A rare joyful story from war-torn Syria has come to light after it was announced on Sunday that Russian repair crews have restored a 65 kilometer stretch of railroad tracks on the western coast of government-held Syria.
According to the Kremlin, the newly improved Syrian infrastructure will speed up delivery of Russian humanitarian aid to Latakia, Jableh and Tartous.
These cities have been under government control since the inception of the Syrian conflict but have witnessed a large influx of internal refugees, many whom remain unemployed and effectively under the poverty threshold.
On Sunday, for the first time in years, the Syrian government sent its first locomotive to Latakia province. Distribution of aid via the restored track will cut the delivery time in half, a Russian official said.

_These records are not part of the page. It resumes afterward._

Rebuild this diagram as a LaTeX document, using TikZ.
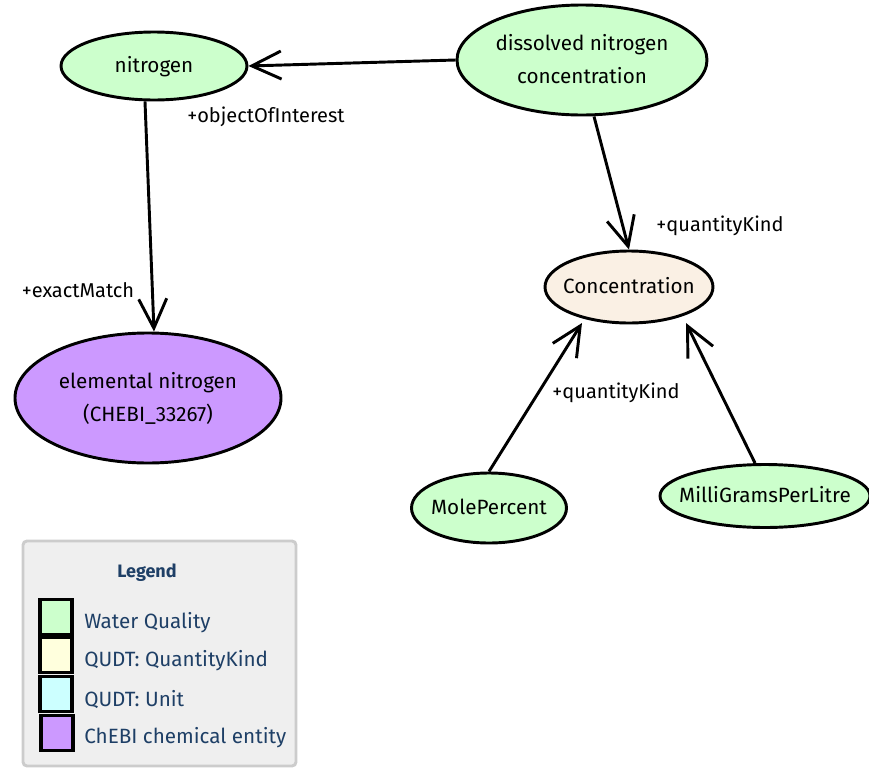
\documentclass[tikz,border=0pt]{standalone}
\usepackage{fontspec}
\setmainfont{Fira Sans}
\usetikzlibrary{shapes.geometric,arrows.meta,calc}
\definecolor{wqgreen}{HTML}{CCFFCC}
\definecolor{qkyellow}{HTML}{FFFFDD}
\definecolor{unitcyan}{HTML}{CCFFFF}
\definecolor{chebipurple}{HTML}{CC99FF}
\definecolor{concfill}{HTML}{FAF0E4}
\definecolor{legendbg}{HTML}{EFEFEF}
\definecolor{legendborder}{HTML}{CCCCCC}
\definecolor{legendtext}{HTML}{1E3F66}
\newcommand\fixw[1]{\makebox[0pt]{\begin{tabular}{@{}c@{}}#1\end{tabular}}}
\tikzset{
  ent/.style={ellipse, draw=black, line width=2.2pt, inner sep=0pt, font=\fontsize{15.5}{25}\selectfont},
  arr/.style={line width=2.2pt, -{Straight Barb[length=22pt,width=21pt,line width=2.2pt]}},
  lbl/.style={font=\fontsize{15}{18}\selectfont, inner sep=0pt},
  swatch/.style={draw=black, line width=2.5pt, minimum width=24pt, minimum height=26pt, inner sep=0pt},
  legtxt/.style={font=\fontsize{15.5}{18}\selectfont, text=legendtext, anchor=west, inner sep=0pt}
}
\begin{document}
\begin{tikzpicture}[x=0.75pt,y=-0.75pt]
\useasboundingbox (0,0) rectangle (869,768);
% nodes
\node[ent, fill=wqgreen, minimum width=139.5pt, minimum height=51pt] (nit) at (154,66) {\fixw{nitrogen}};
\node[ent, fill=wqgreen, minimum width=187.5pt, minimum height=82.5pt] (dis) at (582,60) {\fixw{dissolved nitrogen\\concentration}};
\node[ent, fill=concfill, minimum width=126pt, minimum height=54pt] (conc) at (629,287) {\fixw{Concentration}};
\node[ent, fill=chebipurple, minimum width=199.5pt, minimum height=97.5pt] (elem) at (148,398) {\fixw{elemental nitrogen\\(CHEBI\_33267)}};
\node[ent, fill=wqgreen, minimum width=116.25pt, minimum height=52.5pt] (mole) at (489,508) {\fixw{MolePercent}};
\node[ent, fill=wqgreen, minimum width=157.5pt, minimum height=47.25pt] (mgl) at (765,496) {\fixw{MilliGramsPerLitre}};
% connectors
\draw[arr] (dis.west) -- (nit.east);
\draw[arr] ([xshift=-6.75pt]nit.south) -- ([xshift=4.5pt]elem.north);
\draw[arr] ([xshift=9pt]dis.south) -- (conc.north);
\draw[arr] (mole.north) -- ($(conc.center)+(-47,36)$);
\draw[arr] ([xshift=-7.5pt]mgl.north) -- ($(conc.center)+(57,36)$);
% labels
\node[lbl] (l1) at (266,117) {+objectOfInterest};
\node[lbl] (l2) at (78,290) {+exactMatch};
\node[lbl] (l3) at (720,226) {+quantityKind};
\node[lbl] (l4) at (616,393) {+quantityKind};
% legend
\draw[fill=legendbg, draw=legendborder, line width=2.2pt, rounded corners=3pt] (23,541) rectangle (296,766);
\node[font=\bfseries\fontsize{13.5}{16}\selectfont, text=legendtext] (lt) at (147,573) {Legend};
\node[swatch, fill=wqgreen] (s1) at (56,617) {};
\node[swatch, fill=qkyellow] (s2) at (56,655) {};
\node[swatch, fill=unitcyan] (s3) at (56,694) {};
\node[swatch, fill=chebipurple] (s4) at (57,733) {};
\node[legtxt] (t1) at (84,623) {Water Quality};
\node[legtxt] (t2) at (84,661) {QUDT: QuantityKind};
\node[legtxt] (t3) at (84,699) {QUDT: Unit};
\node[legtxt] (t4) at (84,738) {ChEBI chemical entity};
\end{tikzpicture}
\end{document}
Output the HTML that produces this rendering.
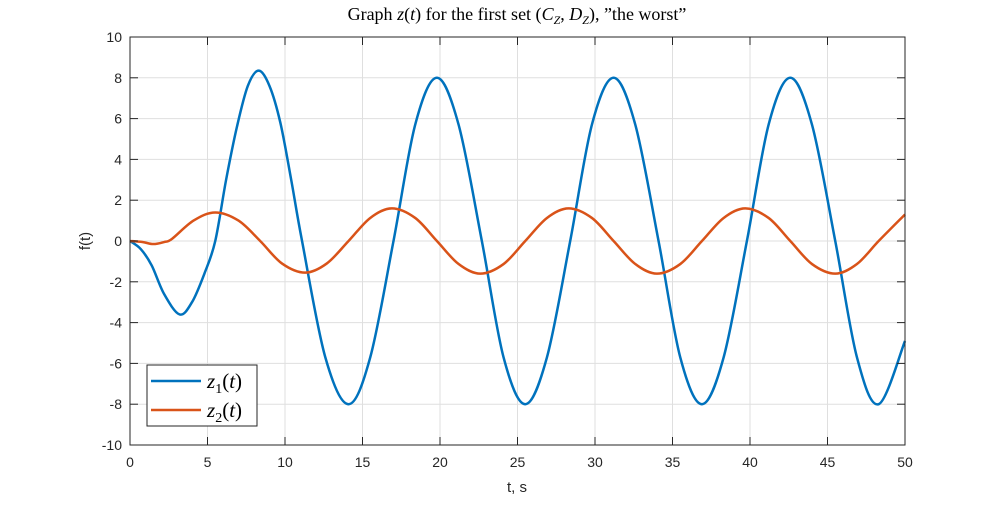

“Humanitarian cargo weighing 27 tons arrived by sea. It was loaded onto railway transport and will be delivered to Jableh, where it will be distributed locally among Syrians who are most affected by the fighting,” said Colonel Aleksandr Gubanov, a spokesman for the Russian center for reconciliation of opposing sides in Syria.
Damascus now hopes that Russia will help them restore other parts of the rail network, specifically from Tartous to the neighbouring Homs governorate.
Prior to the Syrian war, the country’s railway extended some 2,423 kilometers and was gradually expanding under Bashar al-Assad’s leadership.